I’m not a full blown victim of maladaptive daydreaming. In fact, you could say I merely have an itty bitty Mitty Complex. I’m capable of other forms of escape. Sometimes I just cue up Sophie’s Choice, Silkwood, The Bridges of Madison County, as well as The Iron Lady and submerge myself in a nice hot deep Streep steep. Yes, I binge watch some guilty pleasures on Netflix. The less said of that the better. I’m looking at you Drew Barrymore and Timothy Olyphant.
I have been working on a short story, although it’s been percolating on the back shelf for too long. I’ve also got the rudiments of another poem or two rattling around. All of which means zero if I write none of it down. There is nothing sadder than a writer who will not or cannot stay committed.
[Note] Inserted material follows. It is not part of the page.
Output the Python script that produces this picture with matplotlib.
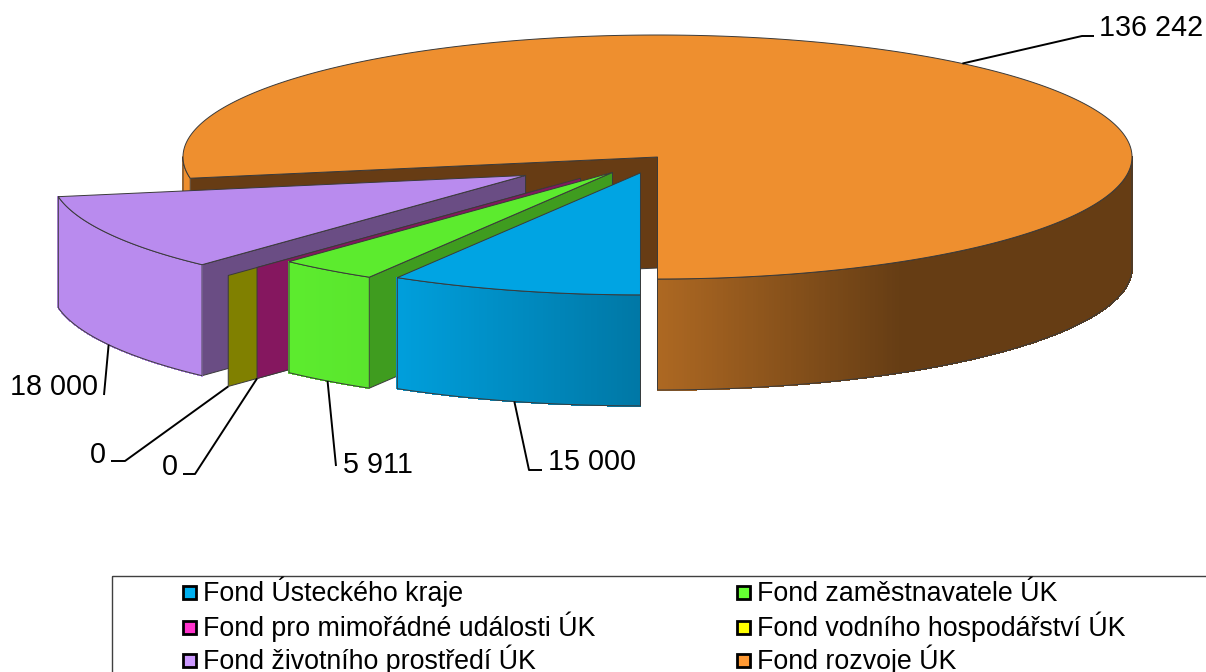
import numpy as np
import matplotlib
matplotlib.use('AGG')
import matplotlib.pyplot as plt
from matplotlib.collections import PolyCollection
from matplotlib.patches import Polygon, Rectangle

plt.rcParams['font.family'] = ['Liberation Sans', 'DejaVu Sans']

# values, in legend order
names = ['Fond Ústeckého kraje', 'Fond zaměstnavatele ÚK',
         'Fond pro mimořádné události ÚK', 'Fond vodního hospodářství ÚK',
         'Fond životního prostředí ÚK', 'Fond rozvoje ÚK']
values = [15000, 5911, 0, 0, 18000, 136242]
value_labels = ['15 000', '5 911', '0', '0', '18 000', '136 242']
legend_colors = ['#00B0F0', '#66FF33', '#FF33CC', '#FFFF00', '#CC99FF', '#FF9933']
top_colors = ['#00A4E3', '#5CEB2E', '#85175F', '#808000', '#B98BEE', '#EE8F2F']
face_colors = ['#006C98', '#3F9C1F', '#85175F', '#808000', '#6A4D84', '#673C14']
explode = [0.135, 0.158, 0.238, 0.327, 0.3165, 0.0]

# pie geometry in pixels
cx, cy = 657.5, 157.0
rx, ry = 474.5, 122.0
depth = 111.0
edge = '#3a3a3a'


def rim(c, t, r=1.0):
    # t in degrees, 0 is the bottom of the pie, growing counter clockwise on screen
    a = np.radians(t)
    return c[0] + r * rx * np.sin(a), c[1] + r * ry * np.cos(a)


def shade(x):
    # the side walls get darker from left to right
    return np.interp(x, [300, 397, 640, 657, 900], [1.0, 0.97, 0.73, 0.73, 0.43])


def draw_side(ax, c, t0, t1, color):
    ts = np.linspace(t0, t1, max(int(t1 - t0) * 3, 2))
    xs, ys = rim(c, ts)
    base = np.array(matplotlib.colors.to_rgb(color))
    quads = []
    cols = []
    for i in range(len(ts) - 1):
        quads.append([(xs[i], ys[i]), (xs[i + 1], ys[i + 1]),
                      (xs[i + 1], ys[i + 1] + depth), (xs[i], ys[i] + depth)])
        cols.append(base * shade((xs[i] + xs[i + 1]) / 2))
    ax.add_collection(PolyCollection(quads, facecolors=cols, edgecolors=cols,
                                     linewidths=0.6, antialiaseds=False))
    outline = list(zip(xs, ys)) + list(zip(xs[::-1], ys[::-1] + depth))
    ax.add_patch(Polygon(outline, closed=True, fill=False, edgecolor=edge, linewidth=0.7))


def draw_slice(ax, i, t0, t1):
    a = (t0 + t1) / 2
    c = rim((cx, cy), a, explode[i])
    # cut face that looks at the viewer
    px, py = rim(c, t1)
    ax.add_patch(Polygon([c, (px, py), (px, py + depth), (c[0], c[1] + depth)], closed=True,
                         facecolor=face_colors[i], edgecolor=edge, linewidth=0.7))
    if t1 <= t0:
        return
    # outer wall, front half only
    for lo, hi in [(t0, min(t1, 90)), (max(t0, 270), t1)]:
        if hi > lo:
            draw_side(ax, c, lo, hi, top_colors[i])
    ts = np.linspace(t0, t1, 400)
    xs, ys = rim(c, ts)
    ax.add_patch(Polygon([c] + list(zip(xs, ys)), closed=True,
                         facecolor=top_colors[i], edgecolor=edge, linewidth=0.7))


fig = plt.figure(figsize=(12.06, 6.72), dpi=100)
ax = fig.add_axes([0, 0, 1, 1])
ax.set_xlim(0, 1206)
ax.set_ylim(672, 0)
ax.axis('off')

# angles: first slice ends at the bottom, the others go on clockwise from it
total = sum(values)
sweeps = [v / total * 360 for v in values]
ends = 360 - np.cumsum([0] + sweeps[:-1])
starts = ends - np.array(sweeps)

# back to front
for i in [5, 4, 3, 2, 1, 0]:
    draw_slice(ax, i, starts[i], ends[i])

# leader lines and value labels: elbow and text position per slice
elbows = [[(529, 470), (542, 470)], [(336, 466)], [(195, 474), (183, 474)],
          [(125, 461), (111, 461)], [(104, 395)], [(1082, 36), (1094, 36)]]
label_pos = [(548, 470), (343, 473), (162, 475), (90, 463), (10, 395), (1099, 36)]
for i in range(6):
    a = (starts[i] + ends[i]) / 2
    c = rim((cx, cy), a, explode[i])
    sx, sy = rim(c, a)
    if i != 5:
        sy += depth
    pts = [(sx, sy)] + elbows[i]
    ax.plot([p[0] for p in pts], [p[1] for p in pts], color='black', lw=1.4, zorder=5,
            solid_capstyle='butt')
    ax.text(label_pos[i][0], label_pos[i][1], value_labels[i], fontsize=20.7,
            ha='left', va='baseline', color='black', zorder=6)

# legend
ax.add_patch(Rectangle((111.5, 575.5), 1200, 200, fill=False, edgecolor='#404040', linewidth=1.0))
legend_rows = [601, 636, 669]
legend_cols = [183, 737]
for i, name in enumerate(names):
    col_x = legend_cols[i % 2]
    row_y = legend_rows[i // 2]
    ax.add_patch(Rectangle((col_x, row_y - 15), 13, 13, facecolor=legend_colors[i],
                           edgecolor='black', linewidth=2.0))
    ax.text(col_x + 20, row_y, name, fontsize=19.3, ha='left', va='baseline', color='black')

fig.savefig('out.png', dpi=100)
This is my personal Sisyphean ball that never fails to roll backwards onto me, leaving me stuck to the outside as it rolls inexorably to the bottom of a canyon worthy of a Wily E. Coyote cartoon.
Not writing shares a lot in common with not exercising. Both are necessary, make me feel better after having done it, and hopefully make me slightly more attractive to the opposite sex. I approach the prospect of both like the recalcitrant mule of yore. Lots of baying, stamping of feet, biting of bits, and overall grumpiness. And also like the mule, I forget about what I was so against once I actually start doing it.
What is it that I’ve been daydreaming about these last few months? Let’s just say it involves a cast of characters so vile, so low, so unredeemable that almost no fate is too severe. There is a direct relationship to the quality of a story and the quality of the antagonist. My favorite villians are urbane, polite, complex, utterly vicious in the pursuit of their goal, and so vastly flawed that while I may share some sympathy, I applaud their eventual fate. I can also find satisfaction in antagonists that are not human. The grind of history. Nature’s cold impartiality. The unintended consequences of seemingly sound reason. Not all evil is human evil. Although to be fair, it does claim the lion share.
If you recall, those who suffer from a Mitty Complex, either of the itty bitty or Walter whale size, base their fantasies off of real life events. Have you been paying attention to real life events lately? If so, I suspect I’m not the only one engaging in acrobatic flights of fancy.
I just hope the orange jumpsuit matches his complexion in the same hue I see it in one of my favorite inner movies.